Some fun facts about the Inland Taipan:
- Inland Taipans’ venom is specially adapted to kill warm-blooded animals.
- It is an extremely fast and agile snake and can strike instantly with extreme accuracy.
- It is called “fierce snake” for its venom, not its temperament.
- They change the colour of their skin for thermoregulation, allowing them to absorb more light in colder months.

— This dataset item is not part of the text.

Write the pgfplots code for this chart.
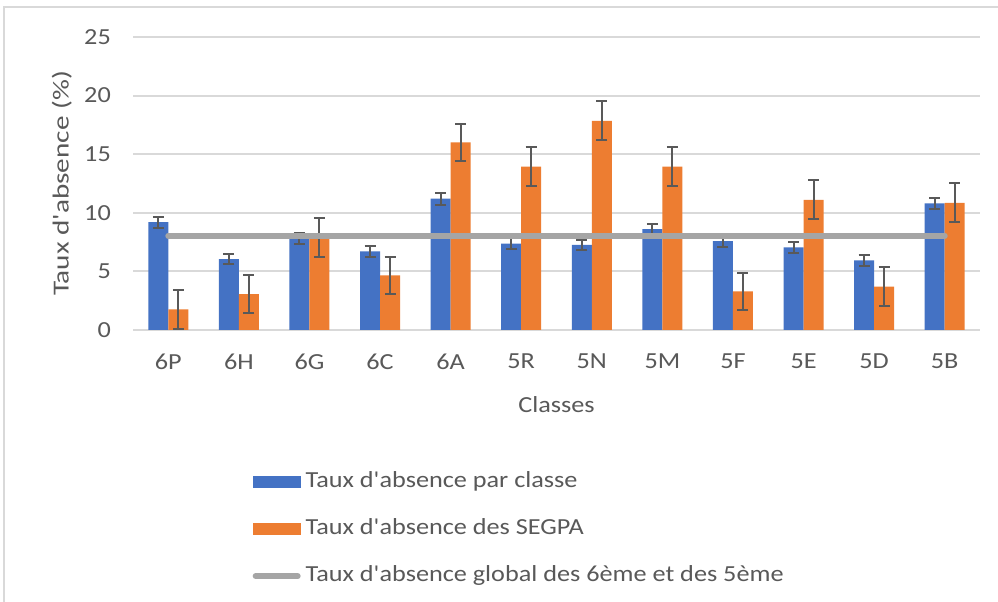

4. Blue Krait (Asia’s Most Venomous)
Also known as the Malayan Krait, the Blue Krait is a highly venomous snake of the elapid family. Its venom can paralyze its victim’s muscular system; a truly scary thought that has earned this snake a place on the list of the deadliest snakes in the world. The Blue Krait has a colour pattern of bluish-black crossbands separated by yellowish-white interspaces. They can grow up to lengths of approximately 1.1 metres. These Kraits are generally not aggressive or strongly defensive and tend to bite only when really provoked. While they primarily feed on other snakes, they also eat lizards, mice, frogs and other small animals. Blue Kraits have been found to be primarily nocturnal while hunting and have shown a preference for fields, holes, and sometimes even homes. A Blue Krait’s venom consists of extremely powerful neurotoxins made up of presynaptic and postsynaptic toxins. This mixture is known to directly attack an individual’s ability to speak or think clearly and can paralyze the muscular system. The venom also attacks an individual’s respiratory system, causing suffocation within hours. The bite causes no pain, giving the victim a false reassurance. However, if left untreated, death can come within four hours.
Some fun facts about the Blue Krait:
- They are widespread in their regions, but encounters are uncommon.
- They prefer the wet season.
- Like other Kraits, they hide their heads under the coils of their body when threatened.
5. Black Mamba (Fastest Snake in the World)
The Black Mamba is the second-longest venomous snake after the King Cobra. They are known for their large size, quickness, and extremely potent venom, making them one of the deadliest snakes in the world. The inside of this snake’s mouth is black, hence its name – Black Mamba. They have a coffin-shaped head and can vary in colours from olive, yellowish-brown, khaki and gunmetal but they are rarely black. An average Black Mamba is 2–2.5 metres long, with a maximum length of 4.3 metres. While they have a reputation for being aggressive, Black Mambas are generally found to be shy and nervous. They primarily eat small mammals and birds. While they prefer warm-blooded prey, a black mamba will also feed on other snakes. They can be found in Angola, Botswana, Central African Republic, DR Congo, Eritrea, Ethiopia, Kenya, Malawi, Mozambique, Namibia, Somalia, South Africa, Tanzania, Uganda, Zambia, and Zimbabwe. f they are disturbed or cornered, Black Mambas will attack with repeated bites. Their venom is extremely toxic and just two drops are reportedly enough to kill most humans.
Some fun facts about the Black Mamba:
- They are some of the world’s fastest snakes and are capable of speeds of more than 12 miles (19 km) per hour and hence will be the one which can kill the fastest.
- In the wild, a black mamba can live for up to 11 years. In captivity, they can live for longer than 20 years.